Many Christians—particularly
Catholics—may have been deeply concerned with the negative portrayal of the
Church. The use of the Vatican hierarchy and the Catholic organization Opus
Dei as villainous foils is so outlandish that it is hard to take it too
seriously. There have been many sins committed by the Vatican over two
millennia, and the ascetic and authoritarian Opus Dei may have legions of
detractors, but only a lunatic fringe of filmgoers would think that they
would commission hit men. What is perhaps more attractive to readers and
film audiences and, for some, more dismaying is Brown’s alternative
Christianity. Brown’s storyline has Jesus marrying Mary Magdalene, starting
a bloodline, and that bloodline being transplanted from Israel to France.
The evidence to support this seems to be certain things that happened not
having any obvious explanation and then fitting the bloodline story as the
reason they occurred. So there is nothing that supports the alternative
Christianity such that believers should find their faith undermined. The
film does go out of its way to give deference to the strength of faith
within individual believers.
However, Brown’s book and now
Howard’s film certainly speculate about the relationship between Jesus and
Mary Magdalene. Could they have been married? Was she another disciple?

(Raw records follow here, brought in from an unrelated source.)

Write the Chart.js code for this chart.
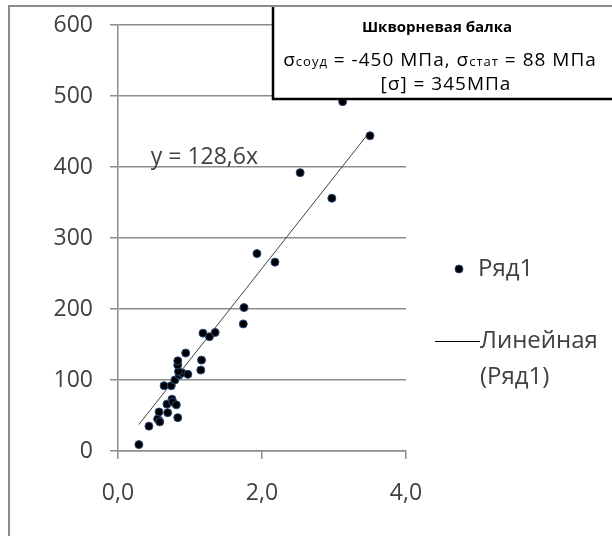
<!DOCTYPE html>
<html>
<head>
<meta charset="utf-8">
<script src="https://cdn.jsdelivr.net/npm/chart.js@4"></script>
<style>body{margin:0;background:#fff;}</style>
</head>
<body>
<canvas id="mycanvas" width="612" height="536"></canvas>
<script>
// ** Шкворневая балка - scatter with linear trend

var xVals = [0.29, 0.43, 0.57, 0.55, 0.58, 0.57, 0.69, 0.83, 0.68, 0.75, 0.76, 0.81,
	0.64, 0.74, 0.79, 0.85, 0.89, 0.97, 0.84, 0.83, 0.83, 0.94, 1.16, 1.15,
	1.18, 1.27, 1.35, 1.75, 1.74, 1.93, 2.18, 2.53, 2.97, 3.12, 3.50];
var yVals = [9, 35, 43, 45, 41, 55, 54, 47, 66, 73, 69, 65,
	92, 92, 100, 107, 110, 108, 112, 121, 127, 138, 128, 114,
	166, 161, 167, 202, 179, 278, 266, 392, 356, 492, 444];
var slope = 128.6;
var xTicks = [0, 2, 4];
var yTicks = [0, 100, 200, 300, 400, 500, 600];

var seriesName = 'Ряд1';
var trendName = ['Линейная', '(Ряд1)'];
var eqText = 'y = 128,6x';
var boxTitle = 'Шкворневая балка';

var FONT = "'Open Sans', 'Liberation Sans', sans-serif";
var TXT = '#404040';

var pts = [];
for (var i in xVals) {
	pts.push({x: xVals[i], y: yVals[i]});
}
var xMin = Math.min.apply(null, xVals);
var xMax = Math.max.apply(null, xVals);
var trend = [{x: xMin, y: slope * xMin}, {x: xMax, y: slope * xMax}];

// draws frame, equation, legend and the text box
var extras = {
	id: 'extras',
	afterDraw: function(chart) {
		var c = chart.ctx;
		var sx = chart.scales.x, sy = chart.scales.y;
		c.save();

		// outer frame
		c.strokeStyle = '#8c8c8c';
		c.lineWidth = 2;
		c.beginPath();
		c.moveTo(9, 536);
		c.lineTo(9, 6);
		c.lineTo(612, 6);
		c.stroke();

		// equation
		c.fillStyle = TXT;
		c.font = '23px ' + FONT;
		c.textAlign = 'center';
		c.textBaseline = 'middle';
		c.fillText(eqText, sx.getPixelForValue(1.2), sy.getPixelForValue(414));

		// legend
		c.textAlign = 'left';
		c.fillStyle = '#000';
		c.strokeStyle = '#2a4a7f';
		c.lineWidth = 1;
		c.beginPath();
		c.arc(459, 269, 4, 0, Math.PI * 2);
		c.fill();
		c.stroke();
		c.fillStyle = TXT;
		c.font = '24px ' + FONT;
		c.fillText(seriesName, 478, 269);
		c.strokeStyle = '#000';
		c.beginPath();
		c.moveTo(435, 341.5);
		c.lineTo(480, 341.5);
		c.stroke();
		c.fillText(trendName[0], 480, 341);
		c.fillText(trendName[1], 480, 377);

		// text box
		c.fillStyle = '#fff';
		c.fillRect(273, 7, 345, 92);
		c.strokeStyle = '#000';
		c.lineWidth = 2.5;
		c.beginPath();
		c.moveTo(273, 7);
		c.lineTo(273, 99);
		c.lineTo(612, 99);
		c.stroke();

		c.fillStyle = '#000';
		c.textAlign = 'center';
		c.font = 'bold 15px ' + FONT;
		c.fillText(boxTitle, 437, 28);

		c.letterSpacing = '1px';
		var parts = [
			['σ', 19], ['соуд', 13], [' = -450 МПа, ', 19], ['σ', 19], ['стат', 13], [' = 88 МПа', 19]
		];
		var w = 0;
		parts.forEach(function(p) {
			c.font = p[1] + 'px ' + FONT;
			w += c.measureText(p[0]).width;
		});
		var px = 440 - w / 2;
		c.textAlign = 'left';
		c.textBaseline = 'alphabetic';
		parts.forEach(function(p) {
			c.font = p[1] + 'px ' + FONT;
			c.fillText(p[0], px, 66);
			px += c.measureText(p[0]).width;
		});
		c.textAlign = 'center';
		c.textBaseline = 'middle';
		c.font = '19px ' + FONT;
		c.fillText('[σ] = 345МПа', 446, 85);

		c.restore();
	}
};

var ctx = document.getElementById('mycanvas');

var chart = new Chart(ctx, {
	type: 'scatter',
	data: {
		datasets: [{
			label: seriesName,
			data: pts,
			pointRadius: 4,
			pointHoverRadius: 4,
			backgroundColor: '#000',
			borderColor: '#2a4a7f',
			borderWidth: 1,
			order: 1
		}, {
			label: 'Линейная (Ряд1)',
			type: 'line',
			data: trend,
			showLine: true,
			borderColor: '#404040',
			borderWidth: 1,
			pointRadius: 0,
			fill: false,
			order: 2
		}]
	},
	options: {
		responsive: false,
		animation: false,
		layout: {
			padding: {left: 9, right: 206, top: 25, bottom: 0}
		},
		plugins: {
			legend: {display: false},
			tooltip: {enabled: false}
		},
		scales: {
			x: {
				type: 'linear',
				min: 0,
				max: 4,
				afterBuildTicks: function(s) {
					s.ticks = xTicks.map(function(v) { return {value: v}; });
				},
				afterFit: function(s) {
					s.height = 85;
					s.paddingLeft = 0;
					s.paddingRight = 0;
				},
				grid: {
					drawOnChartArea: false,
					color: '#8c8c8c',
					lineWidth: 1.5,
					tickLength: 8
				},
				border: {color: '#8c8c8c', width: 1.5},
				ticks: {
					padding: 21,
					color: TXT,
					font: {family: FONT, size: 23},
					callback: function(v) { return v.toFixed(1).replace('.', ','); }
				}
			},
			y: {
				min: 0,
				max: 600,
				afterBuildTicks: function(s) {
					s.ticks = yTicks.map(function(v) { return {value: v}; });
				},
				afterFit: function(s) {
					s.width = 109;
					s.paddingTop = 0;
					s.paddingBottom = 0;
				},
				grid: {
					color: '#8c8c8c',
					lineWidth: 1.5,
					tickLength: 8
				},
				border: {color: '#8c8c8c', width: 1.5},
				ticks: {
					padding: 17,
					color: TXT,
					font: {family: FONT, size: 23}
				}
			}
		}
	},
	plugins: [extras]
});
</script>
</body>
</html>
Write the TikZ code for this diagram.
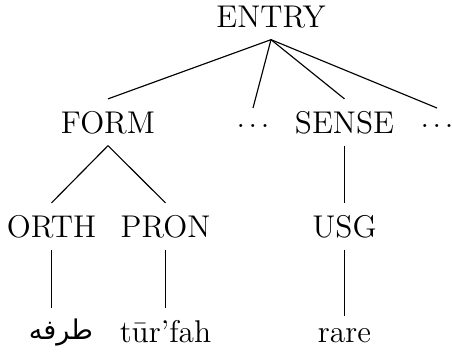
\documentclass[tikz,border=0pt]{standalone}
\usepackage{fontspec}
\newfontfamily\arabicfont[Script=Arabic]{DejaVu Sans}
\TeXXeTstate=1
\newcommand{\mydots}{.\kern1.25pt.\kern1.25pt.}
\begin{document}
\begin{tikzpicture}[x=0.35pt,y=-0.35pt,
  lbl/.style={anchor=base,inner sep=0pt,outer sep=4.2pt,font=\fontsize{11}{13}\selectfont},
  dotsn/.style={lbl,text height=2.45pt},
  edge/.style={line width=0.4pt}]
\useasboundingbox (0,0) rectangle (452,354);
\node[lbl] (entry) at (271,27) {ENTRY};
\node[lbl] (form) at (108,133) {FORM};
\node[dotsn] (dotsa) at (253,127) {\mydots};
\node[lbl] (sense) at (344.5,133) {SENSE};
\node[dotsn] (dotsb) at (437,127) {\mydots};
\node[lbl] (orth) at (51.5,237) {ORTH};
\node[lbl] (pron) at (165.5,237) {PRON};
\node[lbl] (usg) at (344.5,237) {USG};
\node[lbl,font=\fontsize{9.5}{11}\selectfont] (arab) at (61,339) {\arabicfont\beginR طرفه\endR};
\node[lbl] (pronv) at (165.5,342) {tūr’fah};
\node[lbl] (rare) at (344.5,342) {rare};
\draw[edge] (entry.south) -- (form.north);
\draw[edge] (entry.south) -- (dotsa.north);
\draw[edge] (entry.south) -- (sense.north);
\draw[edge] (entry.south) -- (dotsb.north);
\draw[edge] (form.south) -- (orth.north);
\draw[edge] (form.south) -- (pron.north);
\draw[edge] (sense.south) -- (usg.north);
\draw[edge] (orth.south) -- (orth.south |- pronv.north);
\draw[edge] (pron.south) -- (pronv.north);
\draw[edge] (usg.south) -- (rare.north);
\end{tikzpicture}
\end{document}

There’s not a lot to either affirm or disprove these contentions. They do
raise questions about how we look at sexuality and how we view gender
relationships. Is celibacy a more pure, Christlike lifestyle? Are men and
women equal before God? Is man the image of God and woman fashioned from a
superfluous rib? Clearly, the nature of God and the nature of Jesus—God
incarnate both human and divine—continue to challenge both our faith and our
intellect. It is the renewed and reimagined focus on this challenge that
makes this story so attractive and provides opportunity for people of faith.